Nemec offers her a comforting pat on the shoulder. "It's alright, vod, you're safe now. The Empire's not gonna find you here. We'll get you all taken care of."

But she keeps babbling, mumbling half-finished sentences that don't make any sense, about Kamino, Coruscant, the Empire, you. She keeps asking for you as if she were indeed still stuck in a dream, caught somewhere else where the world is vast and hope is a sure thing.

"Promised her I'd come back. Never, never did. Now she's far away." She smiles in the prettiest way she ever has, half delirious and broken, and you swear nothing's ever hurt so much as this does. "She's... she's like, like starlight."

Samson's head tilts in your direction, eyes dark and tired, but you think he might be inclined to smile.
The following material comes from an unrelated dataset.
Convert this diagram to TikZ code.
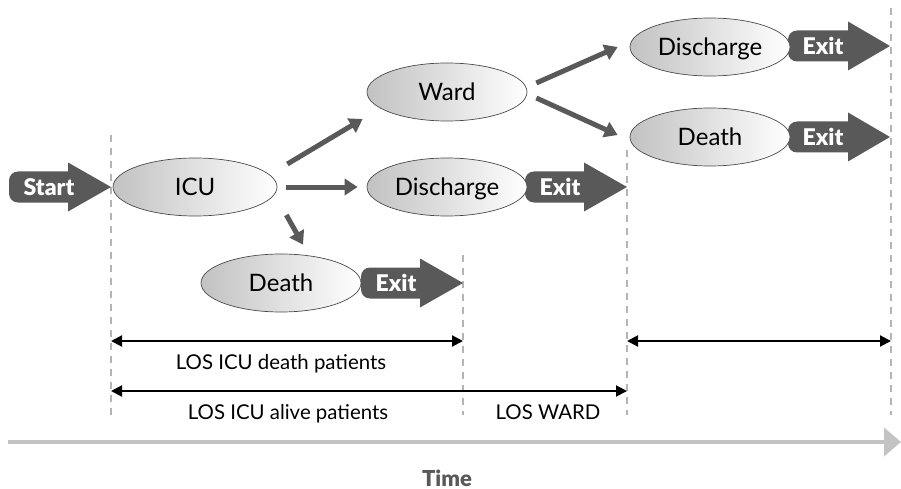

He applies another bacta patch to the worst of the wounds with gentle, steady hands. "Tell us about her."

"She's gone," she laments. "She'll forget about me. 's, 's for the best..."

Later, though, when the boys are gone and she's lucid, you'll tell her just how wrong she is. You'll tell her how you would have waited a lifetime for her, you'll tell her that she's too deeply imprinted on your heart for you to ever love another. And you'll hold her 'til the stars fall from the sky, 'til the universe crumbles around you. You'll tell her that she is the truest starlight you've ever known, always illuminating the darkest night with her brilliantly shimmering heart and her undying hope. You'll tell her that she walks in starlight in another world, and you're simply blessed to follow along in her wake.